Finding the Needle in the Haystack
While Box extensively monitors production traffic, it can be challenging to identify and test for a specific condition from its internal logs. As Dennhardt explains, “We handle 3 billion to 5 billion public API calls per day and it’s growing quickly! It can be tough finding an answer in that mountain of data.” For example, Box might see a drop in client throughput, but because in some cases throughput is spiky by nature, it can be difficult for Box to easily determine the reason for such a dip. Using Catchpoint, Box’s monitoring and Network Operations Center (NOC) teams can more easily investigate when something fails in more than a transient nature. “We fire Catchpoint tests for a few days and compare the results to our broader set of data, which allows us to identify problems and discover new insights,” explains Dennhardt.
Quickly Pinpointing Degradation Impact
Not only do millions of users and applications around the world use Box, but users can take more than 100 distinct actions across Box’s API. While these actions share common services, they are all distinguished by differences in the code paths. This makes it challenging to quickly ascertain whether a performance degradation is specific to a particular geography, to a particular API action, or if it is occurring more broadly. Using the Catchpoint dashboard, the NOC and monitoring teams can quickly zero in and dissect these issues. The teams can also use instant Catchpoint tests to verify or rule out network degradation. “Catchpoint gives us a direct signal of what might be happening outside our network so we no longer need to draw inferences around scenarios like a lower throughput of requests,” says Dennhardt.
Maintaining Site Health
The NOC team uses Catchpoint regularly as a general signal for maintaining site health. As Dan explains, the Box NOC has a difficult job. “They have to be aware of and think about so much to understand site health and recover it quickly when it's lower than acceptable. With Catchpoint, the team gets tests with detail they didn’t have previously so they can more easily get to the root of problems.”
Integration with Key Tools
By integrating Catchpoint with Wavefront and PagerDuty, Box has a complete suite of monitoring at its disposal. Box ingests Catchpoint data into Wavefront to get more robust metrics from its monitoring and application metrics tool. By feeding Catchpoint data into PagerDuty, Box can alert its NOC team to investigate platform issues and assess the duration of impact and recovery.

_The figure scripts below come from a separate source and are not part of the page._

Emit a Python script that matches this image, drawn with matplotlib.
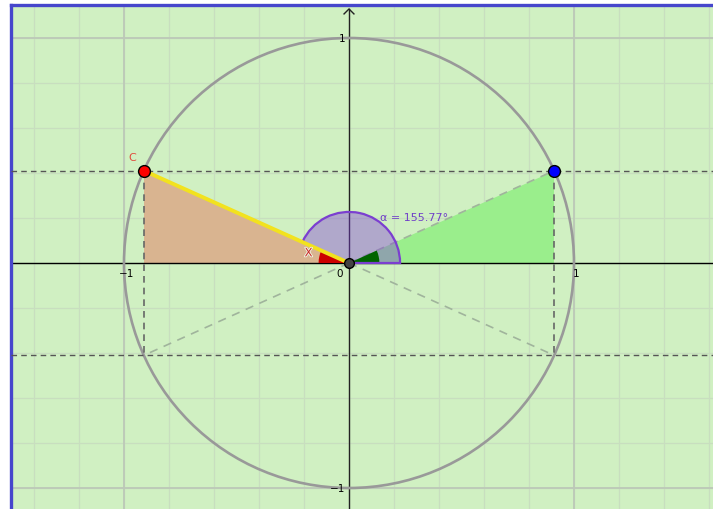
import matplotlib.pyplot as plt
import matplotlib.patheffects as pe
import numpy as np
from matplotlib.patches import Polygon, Wedge, Circle

# angle of point C on the unit circle (degrees)
ALPHA_DEG = 155.77
RADIUS = 1.0
ANGLE_ARC_R = 0.227
SMALL_ARC_R = 0.135

# view window (data units)
XLIM = (-1.5044, 1.6178)
YLIM = (-1.0933, 1.1489)

# axis tick labels
X_TICKS = [-1, 1]
Y_TICKS = [-1, 1]

BG = "#d0f0c2"

a = np.radians(ALPHA_DEG)
cx, cy = RADIUS * np.cos(a), RADIUS * np.sin(a)      # point C
bx, by = -cx, cy                                     # mirrored blue point

fig = plt.figure(figsize=(7.13, 5.10), dpi=100)
ax = fig.add_axes([10.5 / 713, 0, 1 - 10.5 / 713, 1 - 5.5 / 510])
ax.set_facecolor(BG)
ax.set_xlim(*XLIM)
ax.set_ylim(*YLIM)

# grid: minor every 0.2, major every 1
for v in np.arange(-1.4, 1.61, 0.2):
    ax.axvline(v, color="#c8debf", lw=0.9, zorder=0)
for v in np.arange(-1.0, 1.11, 0.2):
    ax.axhline(v, color="#c8debf", lw=0.9, zorder=0)
for v in [-1, 1]:
    ax.axvline(v, color="#bcc8b8", lw=1.3, zorder=0)
    ax.axhline(v, color="#bcc8b8", lw=1.3, zorder=0)

# filled triangles
ax.add_patch(Polygon([[cx, cy], [cx, 0], [0, 0]], closed=True,
                     facecolor="#d9b490", edgecolor="none", zorder=1))
ax.add_patch(Polygon([[0, 0], [bx, 0], [bx, by]], closed=True,
                     facecolor="#9aee8c", edgecolor="none", zorder=1))

# axes lines
ax.axhline(0, color="black", lw=1.0, zorder=2)
ax.plot([0, 0], [YLIM[0], 1.129], color="#222222", lw=1.0, zorder=2)
ax.plot([-0.022, 0, 0.022], [1.107, 1.129, 1.107], color="#222222", lw=1.0, zorder=2)

# unit circle
ax.add_patch(Circle((0, 0), RADIUS, fill=False, edgecolor="#999999", lw=1.9, zorder=3))

# dashed guides
ax.axhline(cy, color="#555555", lw=1.0, ls=(0, (4, 3)), zorder=3)
ax.axhline(-cy, color="#555555", lw=1.0, ls=(0, (4, 3)), zorder=3)
ax.plot([cx, cx], [cy, -cy], color="#666666", lw=1.2, ls=(0, (4, 3)), zorder=3)
ax.plot([bx, bx], [by, -by], color="#666666", lw=1.2, ls=(0, (4, 3)), zorder=3)
for px, py in [(bx, by), (bx, -by), (cx, -cy)]:
    ax.plot([0, px], [0, py], color="#a0b49c", lw=1.2, ls=(0, (5, 4)), zorder=3)

# angle alpha
ax.add_patch(Wedge((0, 0), ANGLE_ARC_R, 0, ALPHA_DEG, facecolor="#803cdb", alpha=0.4,
                   edgecolor="none", zorder=4))
ax.add_patch(Wedge((0, 0), ANGLE_ARC_R, 0, ALPHA_DEG, fill=False, edgecolor="#7b3fd0",
                   lw=1.6, zorder=6))
ax.add_patch(Wedge((0, 0), SMALL_ARC_R, ALPHA_DEG, 180, facecolor="#cc0000",
                   edgecolor="none", zorder=5))
ax.add_patch(Wedge((0, 0), SMALL_ARC_R, 0, 180 - ALPHA_DEG, facecolor="#006400",
                   edgecolor="none", zorder=5))

# segment OC
ax.plot([cx, 0], [cy, 0], color="#f2e21e", lw=2.8, solid_capstyle="butt", zorder=6)

# points
ax.plot(cx, cy, "o", ms=8.5, mfc="#ff0000", mec="black", mew=1.0, zorder=8)
ax.plot(bx, by, "o", ms=8.5, mfc="#0000ff", mec="black", mew=1.0, zorder=8)
ax.plot(0, 0, "o", ms=7, mfc="#444444", mec="black", mew=1.0, zorder=8)

# labels
ax.text(cx - 0.05, cy + 0.04, "C", color="#e04c3c", fontsize=8, ha="center", va="bottom",
        zorder=9)
ax.text(-0.18, 0.045, "X", color="#cc2a2a", fontsize=8.5, ha="center", va="center", zorder=9,
        path_effects=[pe.withStroke(linewidth=1.3, foreground="#eef8e8")])
ax.text(0.14, 0.205, "α = 155.77°", color="#7040c8", fontsize=8, ha="left", va="center",
        zorder=9)

for v in X_TICKS:
    ax.text(v + 0.01, -0.02, "−1" if v < 0 else "1", fontsize=7.5, ha="center",
            va="top", zorder=9)
ax.text(-0.04, -0.02, "0", fontsize=7.5, ha="center", va="top", zorder=9)
for v in Y_TICKS:
    ax.text(-0.015, v, "−1" if v < 0 else "1", fontsize=7.5, ha="right", va="center", zorder=9)

ax.set_xticks([])
ax.set_yticks([])
for side in ["right", "bottom"]:
    ax.spines[side].set_visible(False)
for side in ["left", "top"]:
    ax.spines[side].set_color("#4646cc")
    ax.spines[side].set_linewidth(2.4)

fig.savefig("out.png", dpi=100, facecolor="white")
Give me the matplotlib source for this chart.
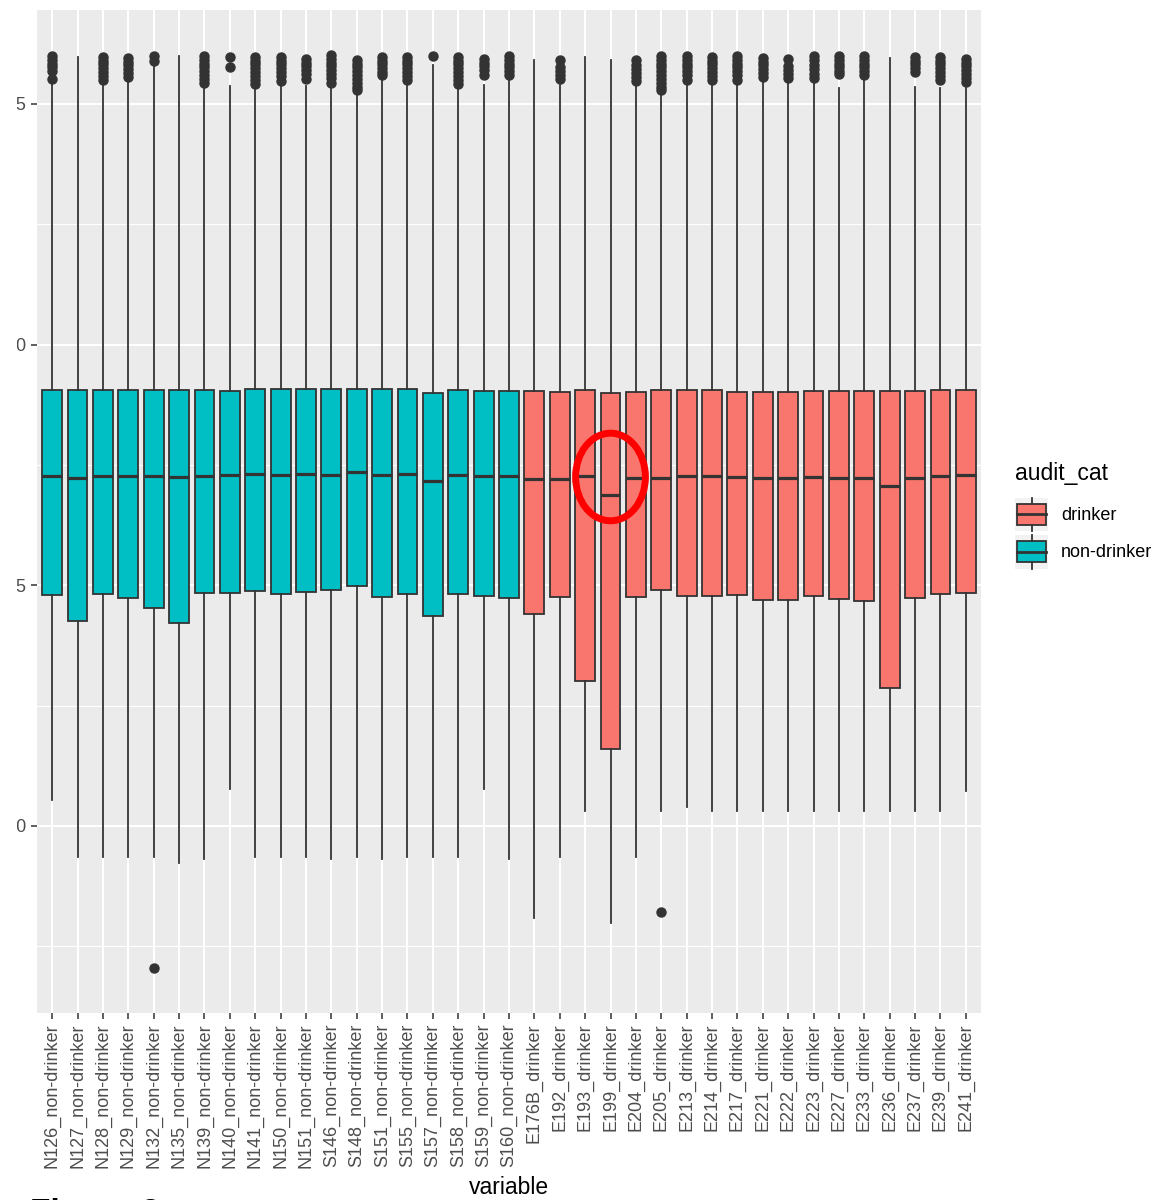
import numpy as np
import matplotlib
matplotlib.use("Agg")
import matplotlib.pyplot as plt
from matplotlib.patches import Rectangle, Ellipse, Patch
from matplotlib.lines import Line2D
from matplotlib.legend_handler import HandlerBase

plt.rcParams['font.family'] = ['Liberation Sans', 'DejaVu Sans']

# sample ids (x categories) and their audit group
variables = ["N126_non-drinker", "N127_non-drinker", "N128_non-drinker", "N129_non-drinker",
             "N132_non-drinker", "N135_non-drinker", "N139_non-drinker", "N140_non-drinker",
             "N141_non-drinker", "N150_non-drinker", "N151_non-drinker", "S146_non-drinker",
             "S148_non-drinker", "S151_non-drinker", "S155_non-drinker", "S157_non-drinker",
             "S158_non-drinker", "S159_non-drinker", "S160_non-drinker",
             "E176B_drinker", "E192_drinker", "E193_drinker", "E199_drinker", "E204_drinker",
             "E205_drinker", "E213_drinker", "E214_drinker", "E217_drinker", "E221_drinker",
             "E222_drinker", "E223_drinker", "E227_drinker", "E233_drinker", "E236_drinker",
             "E237_drinker", "E239_drinker", "E241_drinker"]
audit_cat = ["non-drinker"] * 19 + ["drinker"] * 18

# box statistics
q1 = [0.240, 0.213, 0.241, 0.237, 0.2265, 0.211, 0.242, 0.242, 0.244, 0.241, 0.243, 0.245,
      0.249, 0.238, 0.241, 0.218, 0.241, 0.239, 0.237,
      0.2205, 0.2376, 0.151, 0.080, 0.238, 0.2455, 0.239, 0.239, 0.2396, 0.235, 0.2345,
      0.2386, 0.236, 0.234, 0.143, 0.237, 0.2407, 0.2424]
med = [0.3633, 0.3618, 0.3639, 0.3633, 0.3633, 0.3622, 0.3639, 0.3643, 0.3656, 0.3649, 0.3653,
       0.3649, 0.3674, 0.3646, 0.3653, 0.3587, 0.3643, 0.3633, 0.3633,
       0.3605, 0.3608, 0.3633, 0.3435, 0.3612, 0.3618, 0.3639, 0.3636, 0.3628, 0.3615, 0.3618,
       0.3628, 0.3615, 0.3612, 0.3532, 0.3618, 0.3639, 0.3643]
q3 = [0.453, 0.453, 0.453, 0.453, 0.453, 0.453, 0.453, 0.452, 0.454, 0.454, 0.454, 0.454,
      0.454, 0.454, 0.454, 0.450, 0.453, 0.452, 0.452,
      0.452, 0.451, 0.453, 0.450, 0.451, 0.453, 0.453, 0.453, 0.451, 0.451, 0.451,
      0.452, 0.452, 0.452, 0.452, 0.452, 0.453, 0.453]
whislo = [0.027, -0.0325, -0.0325, -0.0325, -0.0325, -0.0387, -0.034, 0.0384, -0.0325, -0.0325,
          -0.0325, -0.034, -0.0325, -0.034, -0.0325, -0.0325, -0.0325, 0.0381, -0.034,
          -0.0959, -0.0325, 0.0159, -0.1005, -0.0325, 0.0159, 0.020, 0.0159, 0.0159, 0.0159,
          0.0159, 0.0159, 0.0159, 0.0159, 0.0159, 0.0159, 0.0159, 0.0367]
whishi = [0.773, 0.799, 0.770, 0.775, 0.790, 0.800, 0.767, 0.769, 0.766, 0.769, 0.769, 0.766,
          0.759, 0.776, 0.770, 0.790, 0.767, 0.770, 0.776,
          0.796, 0.770, 0.799, 0.796, 0.770, 0.760, 0.771, 0.771, 0.771, 0.775, 0.773,
          0.772, 0.767, 0.777, 0.798, 0.768, 0.767, 0.767]
outliers = [
    [0.800, 0.796, 0.792, 0.788, 0.784, 0.776],
    [],
    [0.799, 0.795, 0.791, 0.787, 0.783, 0.779, 0.775],
    [0.798, 0.794, 0.790, 0.786, 0.782, 0.778],
    [0.800, 0.795, -0.1475],
    [],
    [0.800, 0.796, 0.792, 0.788, 0.784, 0.780, 0.776, 0.772],
    [0.799, 0.788],
    [0.799, 0.795, 0.791, 0.787, 0.783, 0.779, 0.775, 0.771],
    [0.799, 0.795, 0.791, 0.787, 0.783, 0.779, 0.774],
    [0.797, 0.793, 0.789, 0.785, 0.781, 0.776],
    [0.801, 0.797, 0.793, 0.789, 0.785, 0.781, 0.777, 0.772],
    [0.796, 0.792, 0.788, 0.784, 0.780, 0.776, 0.772, 0.768, 0.764],
    [0.799, 0.795, 0.791, 0.787, 0.783, 0.780],
    [0.799, 0.795, 0.791, 0.787, 0.783, 0.779, 0.775],
    [0.800],
    [0.799, 0.795, 0.791, 0.787, 0.783, 0.779, 0.775, 0.771],
    [0.797, 0.793, 0.789, 0.785, 0.780],
    [0.800, 0.796, 0.792, 0.788, 0.784, 0.780],
    [],
    [0.796, 0.788, 0.784, 0.780, 0.776],
    [],
    [],
    [0.796, 0.790, 0.786, 0.782, 0.778, 0.774],
    [0.800, 0.796, 0.792, 0.788, 0.784, 0.780, 0.776, 0.772, 0.768, 0.764, -0.0893],
    [0.800, 0.796, 0.792, 0.788, 0.784, 0.780, 0.775],
    [0.799, 0.795, 0.791, 0.787, 0.783, 0.779, 0.775],
    [0.800, 0.796, 0.792, 0.788, 0.784, 0.780, 0.775],
    [0.798, 0.794, 0.790, 0.786, 0.782, 0.778],
    [0.797, 0.789, 0.785, 0.781, 0.777],
    [0.800, 0.796, 0.790, 0.786, 0.781, 0.777],
    [0.800, 0.796, 0.792, 0.788, 0.784, 0.781],
    [0.800, 0.796, 0.792, 0.788, 0.784, 0.780],
    [],
    [0.799, 0.795, 0.791, 0.787, 0.783],
    [0.799, 0.795, 0.791, 0.787, 0.783, 0.779, 0.775],
    [0.797, 0.793, 0.789, 0.785, 0.781, 0.777, 0.773],
]

highlight = "E199_drinker"

fill_colors = {"drinker": "#F8766D", "non-drinker": "#00BFC4"}
edge = "#333333"

W, H = 1159, 1200
fig = plt.figure(figsize=(W / 100, H / 100), dpi=100)
ax = fig.add_axes([37 / W, 1 - 1013 / H, (981 - 37) / W, (1013 - 10) / H])
ax.set_facecolor("#EBEBEB")

stats = []
for i in range(len(variables)):
    stats.append(dict(med=med[i], q1=q1[i], q3=q3[i], whislo=whislo[i], whishi=whishi[i],
                      fliers=outliers[i], label=variables[i]))

pos = np.arange(len(variables))
bp = ax.bxp(stats, positions=pos, widths=0.78, patch_artist=True, showcaps=False,
            boxprops=dict(edgecolor=edge, linewidth=1.3),
            medianprops=dict(color=edge, linewidth=2.3, solid_capstyle='butt'),
            whiskerprops=dict(color=edge, linewidth=1.3),
            flierprops=dict(marker='o', markerfacecolor=edge, markeredgecolor=edge,
                            markersize=6.5, linestyle='none'))
for patch, g in zip(bp['boxes'], audit_cat):
    patch.set_facecolor(fill_colors[g])

# red circle around E199 median
k = variables.index(highlight)
ax.add_patch(Ellipse((pos[k], med[k] + 0.019), 2.75, 0.091, fill=False, edgecolor="#FF0000",
                     linewidth=5, zorder=5))

ax.set_xlim(-0.6, len(variables) - 0.4)
ax.set_ylim(-0.1943, 0.8476)
ax.set_yticks([0, 0.25, 0.5, 0.75])
ax.set_yticklabels(["0.00", "0.25", "0.50", "0.75"])
ax.set_yticks([-0.125, 0.125, 0.375, 0.625], minor=True)
ax.set_xticks(pos)
ax.set_xticklabels(variables, rotation=90)
ax.grid(True, which='major', color='white', linewidth=1.5)
ax.grid(True, which='minor', axis='y', color='white', linewidth=0.8)
ax.set_axisbelow(True)
for s in ax.spines.values():
    s.set_visible(False)
ax.tick_params(axis='both', which='major', colors=edge, labelcolor="#4D4D4D",
               labelsize=13, length=4.5, width=1.1, pad=3)
ax.tick_params(axis='y', which='minor', length=0)
ax.set_xlabel("variable", fontsize=16.5, color='black', labelpad=6)


# ggplot style legend key
class BoxKey(HandlerBase):
    def create_artists(self, legend, orig_handle, xdescent, ydescent, width, height, fontsize, trans):
        x0, y0 = -xdescent, -ydescent
        bg = Rectangle((x0, y0), width, height, facecolor="#F2F2F2", edgecolor='none', transform=trans)
        bw = width * 0.88
        bh = height * 0.6
        bx = x0 + (width - bw) / 2
        by = y0 + (height - bh) / 2
        box = Rectangle((bx, by), bw, bh, facecolor=orig_handle.get_facecolor(), edgecolor=edge,
                        linewidth=1.3, transform=trans)
        cx = x0 + width / 2
        mid = Line2D([bx, bx + bw], [y0 + height / 2] * 2, color=edge, linewidth=2, transform=trans)
        w1 = Line2D([cx, cx], [y0, by], color=edge, linewidth=1.3, transform=trans)
        w2 = Line2D([cx, cx], [by + bh, y0 + height], color=edge, linewidth=1.3, transform=trans)
        return [bg, box, mid, w1, w2]


handles = [Patch(facecolor=fill_colors["drinker"]), Patch(facecolor=fill_colors["non-drinker"])]
leg = fig.legend(handles, ["drinker", "non-drinker"], title="audit_cat", loc='upper left',
                 bbox_to_anchor=(1015 / W, 1 - 462 / H), frameon=False, fontsize=13,
                 title_fontsize=16.5, handler_map={Patch: BoxKey()}, handlelength=1.83,
                 handleheight=2.52, labelspacing=0.17, handletextpad=0.72, borderpad=0,
                 borderaxespad=0, alignment='left')
leg._legend_box.sep = 9

# picture is cropped on the left and bottom
fig.add_artist(Rectangle((0, 0), 17 / W, 1, transform=fig.transFigure, facecolor='white',
                         edgecolor='none', zorder=10))
fig.text(30 / W, -0.018, "Figure 2", fontsize=24, fontweight='bold', va='baseline', ha='left')

fig.savefig("out.png", dpi=100)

With Catchpoint, Box can more easily track changes in API success/failure rates and performance over time. And it has seen a dramatic improvement since using Catchpoint. “Catchpoint wasn’t the sole reason for the improvement, but it was a meaningful factor in making the case to invest more in reliability and availability and provides an objective measure that our investment is paying off,” says Dennhardt.
This expanded focus on reliability and availability triggered Box’s site reliability engineering team to implement its existing tests in Catchpoint for Box’s crucial log-in flow. Another Box team used Catchpoint when comparing vendors that do network routing to help validate its large investment.
In the future, Box will be standardizing across the engineering teams that own slices of the Box API, such as for uploads/downloads and search. “We operate under the ‘You build It, you run it’ principle, so each API team will be running their own set of synthetic tests for their area of responsibility. We’ll standardize operational dashboards across teams so they can easily compare internal and synthetic metrics,” concludes Dennhardt.